5. Cultures, savoirs endogènes et anthropologie de l’IA : pouvoirs, résistances et imaginaires

Cet axe propose d’interroger les usages de l’intelligence artificielle et des technologies numériques dans les domaines de la culture, des pratiques anthropologiques et des savoirs endogènes. Il s’agit de comprendre comment l’IA reconfigure la production culturelle, les dynamiques sociales et les formes de connaissance locales, tout en suscitant des résistances et de nouveaux imaginaires. Sur le plan culturel, l’IA transforme les modes de création et de diffusion des œuvres, tout en soulevant le risque d’une homogénéisation des imaginaires, comme l’ont montré Lev Manovich (2001) dans ses travaux sur la culture numérique et Shoshana Zuboff (2019) sur l’économie de la surveillance.

Dans une perspective anthropologique, il convient d’examiner comment les communautés locales s’approprient, détournent ou résistent aux usages imposés des technologies, rejoignant ainsi les approches de Clifford Geertz (1973) sur l’interprétation des cultures et de Tim Ingold (2011) sur l’anthropologie du vivant. Les innovations liées à l’IA rencontrent également les savoirs endogènes. Achille Mbembe (2020) et Souleymane Bachir Diagne (2011) insistent sur l’importance de penser des hybridations entre techniques contemporaines et pratiques traditionnelles (santé, agriculture, artisanat, rituels), ouvrant la voie à une réflexion sur des épistémologies africaines et situées.

Cet axe se veut aussi critique. Dominique Cardon (2015), Cathy O’Neil (2016) et Ruha Benjamin (2019) ont montré combien les algorithmes peuvent reproduire des biais, renforcer les inégalités et alimenter la surveillance. Pourtant, ces mêmes outils peuvent aussi servir à imaginer des alternatives éthiques, inclusives et locales.

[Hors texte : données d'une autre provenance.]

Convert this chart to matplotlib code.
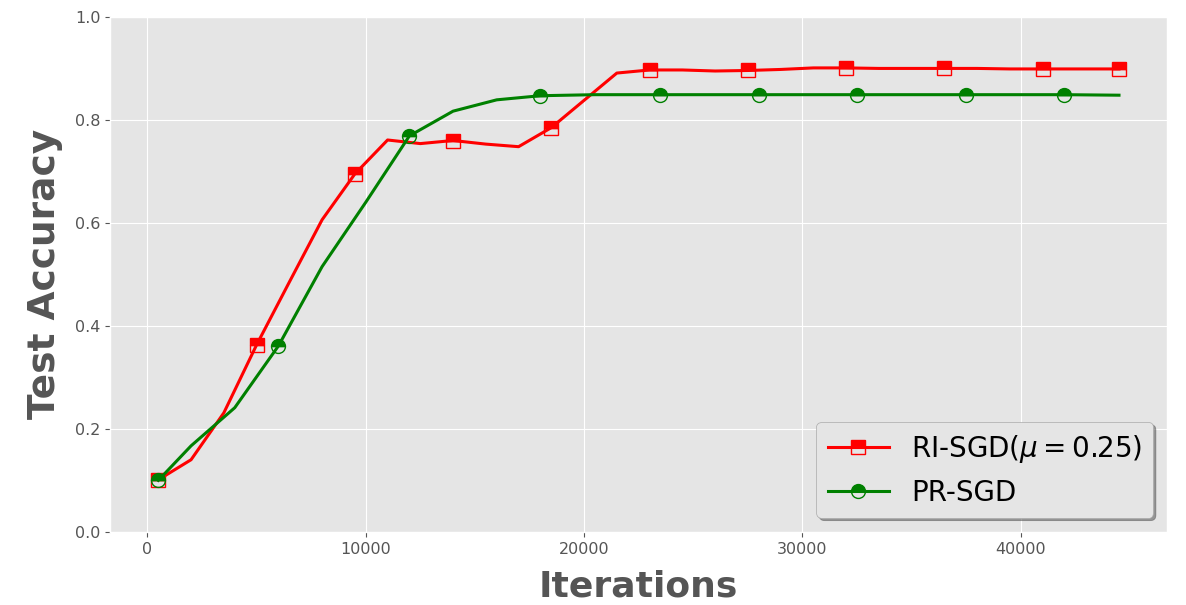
import matplotlib
matplotlib.use("Agg")
import matplotlib.pyplot as plt

# RI-SGD (mu = 0.25)
ri_iters = [500, 2000, 3500, 5000, 6500, 8000, 9500, 11000, 12500, 14000, 15500, 17000,
            18500, 20000, 21500, 23000, 24500, 26000, 27500, 29000, 30500, 32000, 33500,
            35000, 36500, 38000, 39500, 41000, 42500, 44500]
ri_acc = [0.101, 0.140, 0.231, 0.363, 0.485, 0.606, 0.695, 0.761, 0.754, 0.760, 0.753, 0.748,
          0.785, 0.838, 0.891, 0.897, 0.897, 0.895, 0.896, 0.898, 0.901, 0.901, 0.900,
          0.900, 0.900, 0.900, 0.899, 0.899, 0.899, 0.899]
ri_marks = [0, 3, 6, 9, 12, 15, 18, 21, 24, 27, 29]

# PR-SGD
pr_iters = [500, 2000, 4000, 6000, 8000, 10000, 12000, 14000, 16000, 18000, 20500, 23500,
            28000, 32500, 37500, 42000, 44500]
pr_acc = [0.100, 0.167, 0.241, 0.361, 0.515, 0.640, 0.769, 0.817, 0.839, 0.847, 0.849, 0.849,
          0.849, 0.849, 0.849, 0.849, 0.848]
pr_marks = [0, 3, 6, 9, 11, 12, 13, 14, 15]

plt.style.use("ggplot")
fig, ax = plt.subplots(figsize=(11.86, 6.05), dpi=100)
fig.subplots_adjust(left=0.093, right=0.984, top=0.972, bottom=0.121)

ax.plot(ri_iters, ri_acc, color="red", lw=2.2, marker="s", markersize=10,
        fillstyle="top", markerfacecoloralt="none", markeredgecolor="red",
        markevery=ri_marks, label=r"RI-SGD($\mu=0.25$)")
ax.plot(pr_iters, pr_acc, color="green", lw=2.2, marker="o", markersize=10,
        fillstyle="top", markerfacecoloralt="none", markeredgecolor="green",
        markevery=pr_marks, label="PR-SGD")

ax.set_ylim(0, 1.0)
ax.set_xlabel("Iterations", fontsize=26, fontweight="bold", color="#555555", labelpad=9)
ax.set_ylabel("Test Accuracy", fontsize=27, fontweight="bold", color="#555555", labelpad=9)
ax.tick_params(labelsize=11.5, colors="#555555")

leg = ax.legend(loc="lower right", fontsize=20, shadow=True, fancybox=True,
                frameon=True, borderpad=0.4, handlelength=2.2)
leg.get_frame().set_facecolor("#e5e5e5")
leg.get_frame().set_edgecolor("#aaaaaa")
for t in leg.get_texts():
    t.set_color("black")

fig.savefig("out.png", dpi=100)
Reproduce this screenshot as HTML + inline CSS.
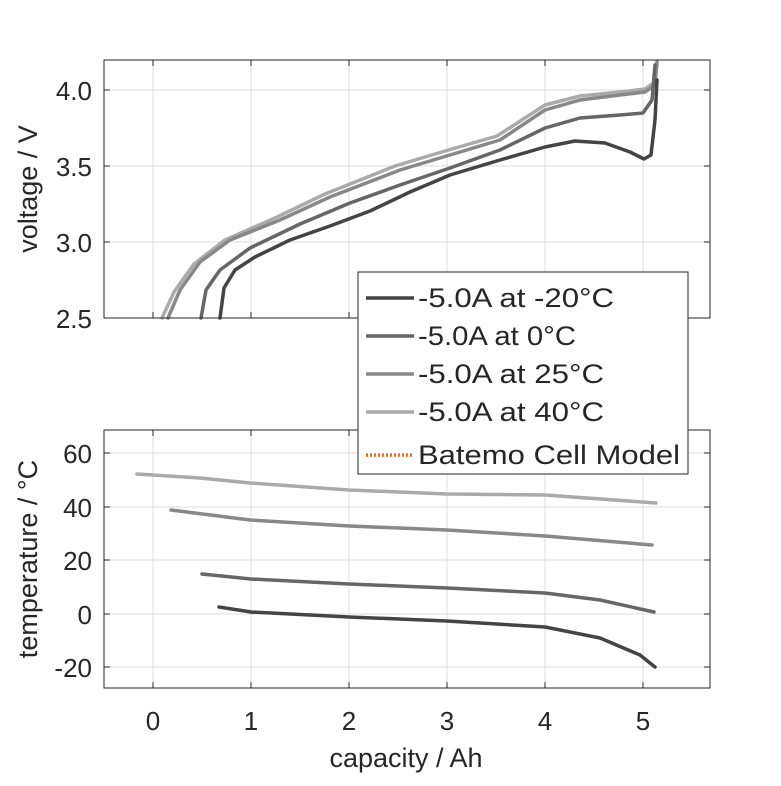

Enfin, l’IA engage des prospectives et des imaginaires. Donna Haraway (1991) et Yuk Hui (2016) nous invitent à penser des futurs technologiques pluriels, non réductibles à une vision occidentalo-centrée, mais ouverts aux récits endogènes et aux mythologies locales. Ainsi, cet axe propose de croiser les regards sur l’IA à partir des cultures, savoirs endogènes et pratiques anthropologiques, afin d’en révéler les pouvoirs, les résistances et les horizons d’innovation.